* **Short task**: Repeat the lines below exactly as they appear, but leave out the images.
[start Dataset content]
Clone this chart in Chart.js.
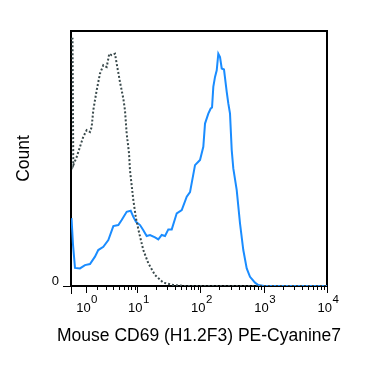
<!DOCTYPE html>
<html>
<head>
<meta charset="utf-8">
<script src="https://cdn.jsdelivr.net/npm/chart.js@4/dist/chart.umd.min.js"></script>
<style>
    html, body { margin: 0; padding: 0; background: #fff; }
    #wrap { width: 375px; height: 367px; }
</style>
</head>
<body>
<div id="wrap"><canvas id="histogram" width="375" height="367"></canvas></div>
<script>
// x values are display decades (biexponential channel), y is % of max count
const isotypeX = [0, 0.024, 0.036, 0.090, 0.142, 0.194, 0.248, 0.300, 0.327, 0.352, 0.406, 0.458, 0.511, 0.564,
    0.605, 0.643, 0.695, 0.722, 0.774, 0.827, 0.853, 0.880, 0.917, 0.932, 0.985, 1.027, 1.079, 1.143,
    1.222, 1.328, 1.459, 1.617, 1.80, 4.05];
const isotypeY = [97, 97, 47.4, 50.6, 54.6, 58.5, 61.1, 60.4, 62.4, 68.9, 76.8, 83.3, 86.6, 85.9,
    91.1, 90.5, 91.1, 87.2, 80.0, 73.5, 68.9, 59.8, 52.0, 45.4, 33.7, 26.5, 20.6, 14.1,
    8.9, 4.3, 1.3, 0.4, 0, 0];

const cd69X = [0.008, 0.032, 0.063, 0.142, 0.221, 0.300, 0.379, 0.431, 0.511, 0.590, 0.669, 0.748, 0.801,
    0.880, 0.944, 0.985, 1.027, 1.091, 1.143, 1.196, 1.249, 1.328, 1.380, 1.434, 1.486, 1.538, 1.592,
    1.671, 1.750, 1.829, 1.881, 1.960, 2.012, 2.039, 2.091, 2.118, 2.170, 2.208, 2.229, 2.249, 2.276,
    2.303, 2.328, 2.355, 2.382, 2.418, 2.461, 2.486, 2.513, 2.540, 2.565, 2.619, 2.671, 2.723, 2.777,
    2.829, 2.908, 2.960, 3.05, 4.05];
const cd69Y = [26.6, 16.1, 7.1, 6.9, 8.2, 8.6, 11.5, 14.1, 15.4, 18.0, 23.5, 23.9, 25.9,
    29.1, 29.5, 27.1, 25.2, 23.9, 21.9, 19.6, 20.0, 19.1, 18.3, 20.0, 19.6, 22.2, 22.2,
    28.5, 29.8, 35.0, 36.8, 47.4, 48.7, 49.4, 54.6, 63.7, 67.6, 69.6, 70.0, 78.1, 82.0,
    84.6, 91.1, 89.8, 85.3, 84.9, 76.1, 71.6, 67.6, 53.3, 46.1, 37.6, 24.6, 14.1, 6.9,
    3.6, 1.3, 0.4, 0, 0];

const decadeValues = [1, 10, 100, 1000, 10000];
const decadeExponents = ['0', '1', '2', '3', '4'];
const minorMultipliers = [2, 3, 4, 5, 6, 7, 8, 9];
const yTickValues = [0];

const xTitle = 'Mouse CD69 (H1.2F3) PE-Cyanine7';
const yTitle = 'Count';
const FONT = '"Liberation Sans", Arial, Helvetica, sans-serif';

// biexponential-like display transform (intensity -> decades)
const WIDTH_BASIS = 1.8;
function toDisplay(v) {
    return Math.asinh(v / WIDTH_BASIS) / Math.LN10;
}

function toPoints(xs, ys) {
    return xs.map((x, i) => ({ x: x, y: ys[i] }));
}

// frame, decade ticks, 10^n labels and the x title (wider than the plot, so not a scale title)
const flowAxisPlugin = {
    id: 'flowAxis',
    beforeDatasetsDraw(chart) {
        const { ctx, chartArea: a, scales } = chart;
        const x = scales.x;
        ctx.save();
        ctx.strokeStyle = '#000';
        ctx.lineWidth = 2;
        ctx.strokeRect(a.left, a.top, a.right - a.left, a.bottom - a.top);

        ctx.lineWidth = 1;
        ctx.beginPath();
        const tick = (px, len) => {
            px = Math.round(px) + 0.5;
            ctx.moveTo(px, a.bottom);
            ctx.lineTo(px, a.bottom + len);
        };
        tick(x.getPixelForValue(0), 8);
        decadeValues.forEach((v, i) => {
            tick(x.getPixelForValue(toDisplay(v)), 7);
            if (i < decadeValues.length - 1) {
                minorMultipliers.forEach(m => tick(x.getPixelForValue(toDisplay(v * m)), 4));
            }
        });
        ctx.stroke();

        ctx.fillStyle = '#000';
        ctx.textBaseline = 'alphabetic';
        ctx.textAlign = 'left';
        decadeValues.forEach((v, i) => {
            const px = x.getPixelForValue(toDisplay(v));
            ctx.font = '13px ' + FONT;
            const baseW = ctx.measureText('10').width;
            ctx.font = '11.5px ' + FONT;
            const expW = ctx.measureText(decadeExponents[i]).width;
            const start = px + 1 - (baseW + expW) / 2;
            ctx.font = '13px ' + FONT;
            ctx.fillText('10', start, a.bottom + 26);
            ctx.font = '11.5px ' + FONT;
            ctx.fillText(decadeExponents[i], start + baseW + 0.5, a.bottom + 16.5);
        });

        ctx.font = '17.5px ' + FONT;
        ctx.textAlign = 'center';
        ctx.textBaseline = 'middle';
        ctx.fillText(xTitle, (a.left + a.right) / 2, a.bottom + 50);
        ctx.restore();
    }
};

const chart = new Chart(document.getElementById('histogram'), {
    type: 'line',
    data: {
        datasets: [
            {
                label: 'Isotype control',
                data: toPoints(isotypeX, isotypeY),
                borderColor: '#3a4a4c',
                borderWidth: 2,
                borderDash: [2, 2],
                pointRadius: 0,
                tension: 0,
                fill: false
            },
            {
                label: 'CD69',
                data: toPoints(cd69X, cd69Y),
                borderColor: '#1a8cff',
                borderWidth: 2,
                pointRadius: 0,
                tension: 0,
                fill: false
            }
        ]
    },
    options: {
        responsive: false,
        animation: false,
        events: [],
        layout: { padding: { top: 31, right: 48, bottom: 0, left: 0 } },
        plugins: {
            legend: { display: false },
            tooltip: { enabled: false }
        },
        scales: {
            x: {
                type: 'linear',
                min: 0,
                max: toDisplay(10000),
                grid: { display: false },
                border: { display: false },
                ticks: { display: false },
                title: { display: false },
                afterFit(scale) { scale.height = 81; }
            },
            y: {
                type: 'linear',
                min: 0,
                max: 100,
                afterBuildTicks(scale) {
                    scale.ticks = yTickValues.map(v => ({ value: v }));
                },
                grid: {
                    display: true,
                    drawOnChartArea: false,
                    tickLength: 8,
                    color: '#000',
                    lineWidth: 1
                },
                border: { display: false },
                ticks: {
                    color: '#000',
                    font: { family: FONT, size: 13 },
                    padding: 4,
                    labelOffset: -4.5,
                    callback: v => String(v)
                },
                title: {
                    display: true,
                    text: yTitle,
                    color: '#000',
                    font: { family: FONT, size: 17.5 },
                    padding: { top: 13.5, bottom: 0 }
                },
                afterFit(scale) { scale.width = 71; }
            }
        }
    },
    plugins: [flowAxisPlugin]
});
</script>
</body>
</html>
[end Dataset content]
* **Solution to this exercise**:
Clone this chart in Chart.js.
<!DOCTYPE html>
<html>
<head>
<meta charset="utf-8">
<script src="https://cdn.jsdelivr.net/npm/chart.js@4/dist/chart.umd.min.js"></script>
<style>
    html, body { margin: 0; padding: 0; background: #fff; }
    #wrap { width: 375px; height: 367px; }
</style>
</head>
<body>
<div id="wrap"><canvas id="histogram" width="375" height="367"></canvas></div>
<script>
// x values are display decades (biexponential channel), y is % of max count
const isotypeX = [0, 0.024, 0.036, 0.090, 0.142, 0.194, 0.248, 0.300, 0.327, 0.352, 0.406, 0.458, 0.511, 0.564,
    0.605, 0.643, 0.695, 0.722, 0.774, 0.827, 0.853, 0.880, 0.917, 0.932, 0.985, 1.027, 1.079, 1.143,
    1.222, 1.328, 1.459, 1.617, 1.80, 4.05];
const isotypeY = [97, 97, 47.4, 50.6, 54.6, 58.5, 61.1, 60.4, 62.4, 68.9, 76.8, 83.3, 86.6, 85.9,
    91.1, 90.5, 91.1, 87.2, 80.0, 73.5, 68.9, 59.8, 52.0, 45.4, 33.7, 26.5, 20.6, 14.1,
    8.9, 4.3, 1.3, 0.4, 0, 0];

const cd69X = [0.008, 0.032, 0.063, 0.142, 0.221, 0.300, 0.379, 0.431, 0.511, 0.590, 0.669, 0.748, 0.801,
    0.880, 0.944, 0.985, 1.027, 1.091, 1.143, 1.196, 1.249, 1.328, 1.380, 1.434, 1.486, 1.538, 1.592,
    1.671, 1.750, 1.829, 1.881, 1.960, 2.012, 2.039, 2.091, 2.118, 2.170, 2.208, 2.229, 2.249, 2.276,
    2.303, 2.328, 2.355, 2.382, 2.418, 2.461, 2.486, 2.513, 2.540, 2.565, 2.619, 2.671, 2.723, 2.777,
    2.829, 2.908, 2.960, 3.05, 4.05];
const cd69Y = [26.6, 16.1, 7.1, 6.9, 8.2, 8.6, 11.5, 14.1, 15.4, 18.0, 23.5, 23.9, 25.9,
    29.1, 29.5, 27.1, 25.2, 23.9, 21.9, 19.6, 20.0, 19.1, 18.3, 20.0, 19.6, 22.2, 22.2,
    28.5, 29.8, 35.0, 36.8, 47.4, 48.7, 49.4, 54.6, 63.7, 67.6, 69.6, 70.0, 78.1, 82.0,
    84.6, 91.1, 89.8, 85.3, 84.9, 76.1, 71.6, 67.6, 53.3, 46.1, 37.6, 24.6, 14.1, 6.9,
    3.6, 1.3, 0.4, 0, 0];

const decadeValues = [1, 10, 100, 1000, 10000];
const decadeExponents = ['0', '1', '2', '3', '4'];
const minorMultipliers = [2, 3, 4, 5, 6, 7, 8, 9];
const yTickValues = [0];

const xTitle = 'Mouse CD69 (H1.2F3) PE-Cyanine7';
const yTitle = 'Count';
const FONT = '"Liberation Sans", Arial, Helvetica, sans-serif';

// biexponential-like display transform (intensity -> decades)
const WIDTH_BASIS = 1.8;
function toDisplay(v) {
    return Math.asinh(v / WIDTH_BASIS) / Math.LN10;
}

function toPoints(xs, ys) {
    return xs.map((x, i) => ({ x: x, y: ys[i] }));
}

// frame, decade ticks, 10^n labels and the x title (wider than the plot, so not a scale title)
const flowAxisPlugin = {
    id: 'flowAxis',
    beforeDatasetsDraw(chart) {
        const { ctx, chartArea: a, scales } = chart;
        const x = scales.x;
        ctx.save();
        ctx.strokeStyle = '#000';
        ctx.lineWidth = 2;
        ctx.strokeRect(a.left, a.top, a.right - a.left, a.bottom - a.top);

        ctx.lineWidth = 1;
        ctx.beginPath();
        const tick = (px, len) => {
            px = Math.round(px) + 0.5;
            ctx.moveTo(px, a.bottom);
            ctx.lineTo(px, a.bottom + len);
        };
        tick(x.getPixelForValue(0), 8);
        decadeValues.forEach((v, i) => {
            tick(x.getPixelForValue(toDisplay(v)), 7);
            if (i < decadeValues.length - 1) {
                minorMultipliers.forEach(m => tick(x.getPixelForValue(toDisplay(v * m)), 4));
            }
        });
        ctx.stroke();

        ctx.fillStyle = '#000';
        ctx.textBaseline = 'alphabetic';
        ctx.textAlign = 'left';
        decadeValues.forEach((v, i) => {
            const px = x.getPixelForValue(toDisplay(v));
            ctx.font = '13px ' + FONT;
            const baseW = ctx.measureText('10').width;
            ctx.font = '11.5px ' + FONT;
            const expW = ctx.measureText(decadeExponents[i]).width;
            const start = px + 1 - (baseW + expW) / 2;
            ctx.font = '13px ' + FONT;
            ctx.fillText('10', start, a.bottom + 26);
            ctx.font = '11.5px ' + FONT;
            ctx.fillText(decadeExponents[i], start + baseW + 0.5, a.bottom + 16.5);
        });

        ctx.font = '17.5px ' + FONT;
        ctx.textAlign = 'center';
        ctx.textBaseline = 'middle';
        ctx.fillText(xTitle, (a.left + a.right) / 2, a.bottom + 50);
        ctx.restore();
    }
};

const chart = new Chart(document.getElementById('histogram'), {
    type: 'line',
    data: {
        datasets: [
            {
                label: 'Isotype control',
                data: toPoints(isotypeX, isotypeY),
                borderColor: '#3a4a4c',
                borderWidth: 2,
                borderDash: [2, 2],
                pointRadius: 0,
                tension: 0,
                fill: false
            },
            {
                label: 'CD69',
                data: toPoints(cd69X, cd69Y),
                borderColor: '#1a8cff',
                borderWidth: 2,
                pointRadius: 0,
                tension: 0,
                fill: false
            }
        ]
    },
    options: {
        responsive: false,
        animation: false,
        events: [],
        layout: { padding: { top: 31, right: 48, bottom: 0, left: 0 } },
        plugins: {
            legend: { display: false },
            tooltip: { enabled: false }
        },
        scales: {
            x: {
                type: 'linear',
                min: 0,
                max: toDisplay(10000),
                grid: { display: false },
                border: { display: false },
                ticks: { display: false },
                title: { display: false },
                afterFit(scale) { scale.height = 81; }
            },
            y: {
                type: 'linear',
                min: 0,
                max: 100,
                afterBuildTicks(scale) {
                    scale.ticks = yTickValues.map(v => ({ value: v }));
                },
                grid: {
                    display: true,
                    drawOnChartArea: false,
                    tickLength: 8,
                    color: '#000',
                    lineWidth: 1
                },
                border: { display: false },
                ticks: {
                    color: '#000',
                    font: { family: FONT, size: 13 },
                    padding: 4,
                    labelOffset: -4.5,
                    callback: v => String(v)
                },
                title: {
                    display: true,
                    text: yTitle,
                    color: '#000',
                    font: { family: FONT, size: 17.5 },
                    padding: { top: 13.5, bottom: 0 }
                },
                afterFit(scale) { scale.width = 71; }
            }
        }
    },
    plugins: [flowAxisPlugin]
});
</script>
</body>
</html>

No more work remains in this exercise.